▶ [RECORDS FOR THIS TASK]:
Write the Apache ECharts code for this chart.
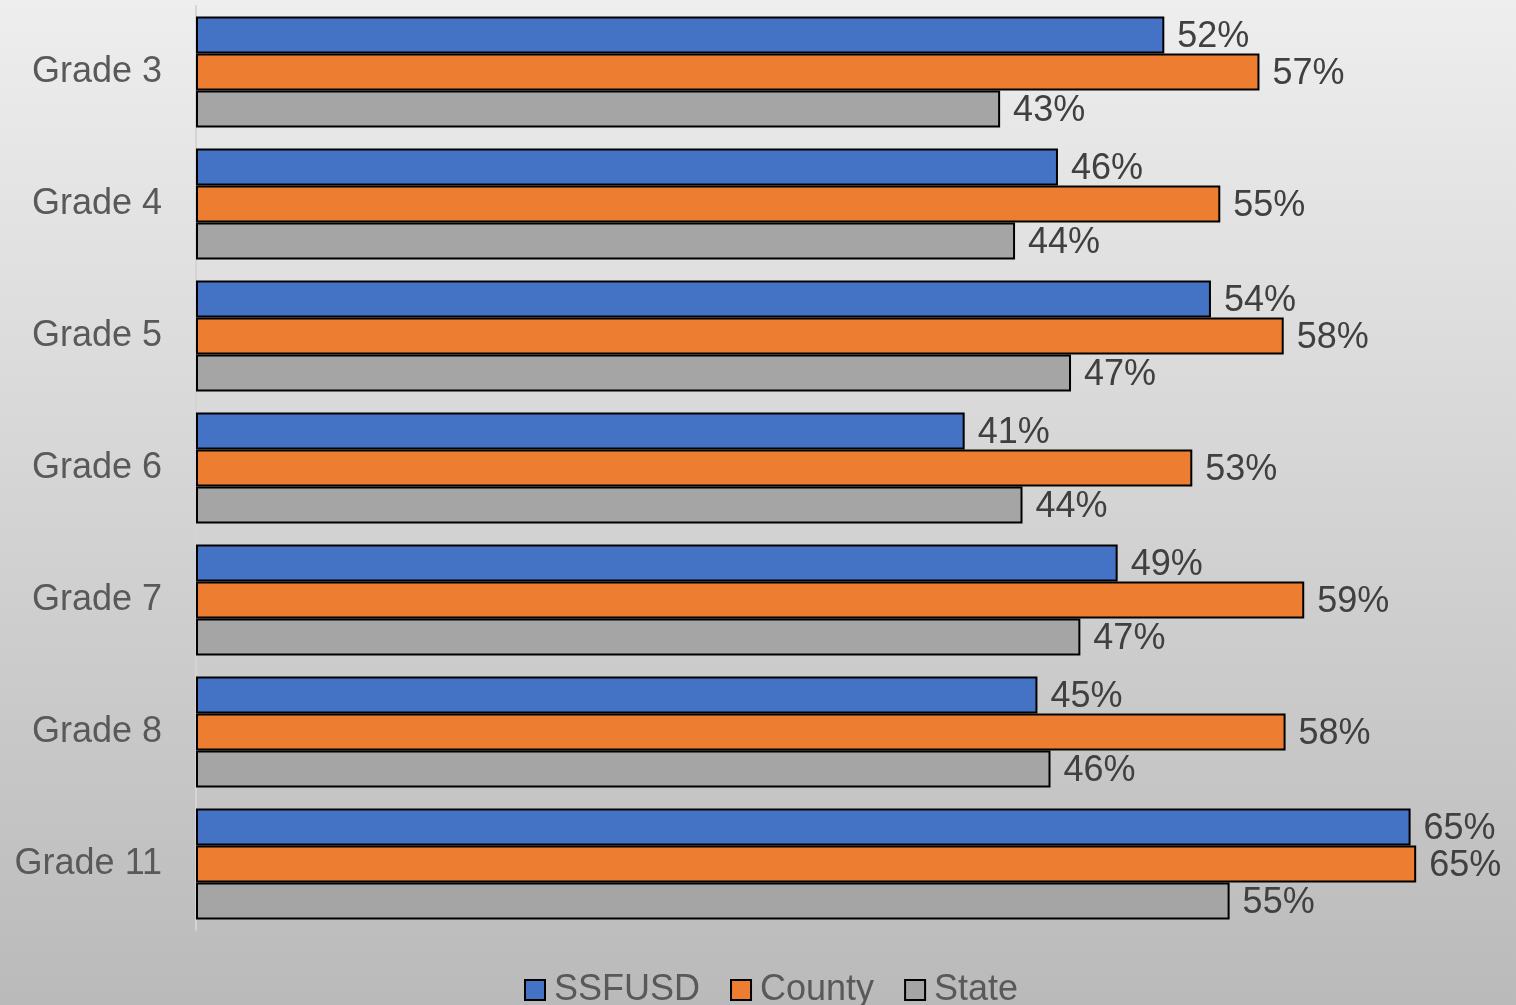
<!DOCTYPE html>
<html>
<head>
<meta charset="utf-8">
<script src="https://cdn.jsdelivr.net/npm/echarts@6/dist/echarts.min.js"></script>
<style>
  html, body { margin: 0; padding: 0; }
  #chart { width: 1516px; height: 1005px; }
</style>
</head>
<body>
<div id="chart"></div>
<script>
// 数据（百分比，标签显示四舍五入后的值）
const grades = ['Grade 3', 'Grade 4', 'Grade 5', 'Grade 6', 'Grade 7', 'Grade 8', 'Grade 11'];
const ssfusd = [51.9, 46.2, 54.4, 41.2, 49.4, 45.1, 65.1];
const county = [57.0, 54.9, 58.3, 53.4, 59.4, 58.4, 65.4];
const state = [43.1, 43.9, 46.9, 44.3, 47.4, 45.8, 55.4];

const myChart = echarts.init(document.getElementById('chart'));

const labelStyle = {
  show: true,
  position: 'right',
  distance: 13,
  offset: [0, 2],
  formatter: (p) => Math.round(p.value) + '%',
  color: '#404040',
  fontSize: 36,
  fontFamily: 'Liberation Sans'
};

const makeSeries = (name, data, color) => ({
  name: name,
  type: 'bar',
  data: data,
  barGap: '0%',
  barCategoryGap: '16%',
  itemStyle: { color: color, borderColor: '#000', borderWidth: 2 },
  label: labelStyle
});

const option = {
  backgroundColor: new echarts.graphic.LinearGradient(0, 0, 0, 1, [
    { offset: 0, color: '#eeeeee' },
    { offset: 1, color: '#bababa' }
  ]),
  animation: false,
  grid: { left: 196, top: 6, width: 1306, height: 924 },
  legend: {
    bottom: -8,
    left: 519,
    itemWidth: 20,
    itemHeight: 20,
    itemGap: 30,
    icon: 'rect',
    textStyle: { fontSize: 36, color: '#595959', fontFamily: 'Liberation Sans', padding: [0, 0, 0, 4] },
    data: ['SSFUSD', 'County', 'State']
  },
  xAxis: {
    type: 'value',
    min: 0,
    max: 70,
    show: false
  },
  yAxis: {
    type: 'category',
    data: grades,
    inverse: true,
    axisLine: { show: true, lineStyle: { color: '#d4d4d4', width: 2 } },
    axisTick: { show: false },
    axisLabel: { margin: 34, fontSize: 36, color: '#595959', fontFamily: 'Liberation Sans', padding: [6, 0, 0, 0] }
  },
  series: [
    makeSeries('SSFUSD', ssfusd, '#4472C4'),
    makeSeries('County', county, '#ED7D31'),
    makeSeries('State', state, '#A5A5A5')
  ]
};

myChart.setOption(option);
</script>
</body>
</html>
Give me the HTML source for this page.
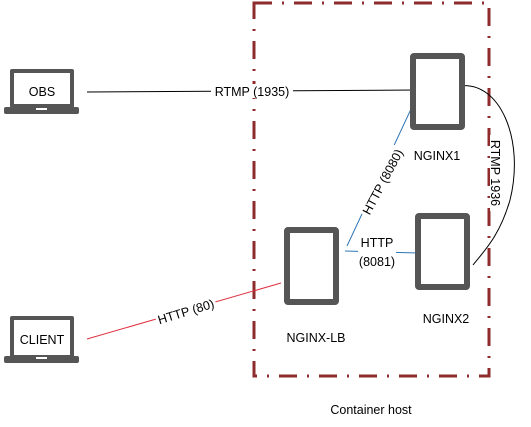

▶ [EXERCISE OBJECTIVE]: Repeat the lines of the listing above verbatim, beginning at its first line and ending at the line containing "const state = [43.1, 43.9, 46.9, 44.3, 47.4, 45.8, 55.4];", which is included. Omit pictures.

▶ [TASK OUTPUT]:
Write the Apache ECharts code for this chart.
<!DOCTYPE html>
<html>
<head>
<meta charset="utf-8">
<script src="https://cdn.jsdelivr.net/npm/echarts@6/dist/echarts.min.js"></script>
<style>
  html, body { margin: 0; padding: 0; }
  #chart { width: 1516px; height: 1005px; }
</style>
</head>
<body>
<div id="chart"></div>
<script>
// 数据（百分比，标签显示四舍五入后的值）
const grades = ['Grade 3', 'Grade 4', 'Grade 5', 'Grade 6', 'Grade 7', 'Grade 8', 'Grade 11'];
const ssfusd = [51.9, 46.2, 54.4, 41.2, 49.4, 45.1, 65.1];
const county = [57.0, 54.9, 58.3, 53.4, 59.4, 58.4, 65.4];
const state = [43.1, 43.9, 46.9, 44.3, 47.4, 45.8, 55.4];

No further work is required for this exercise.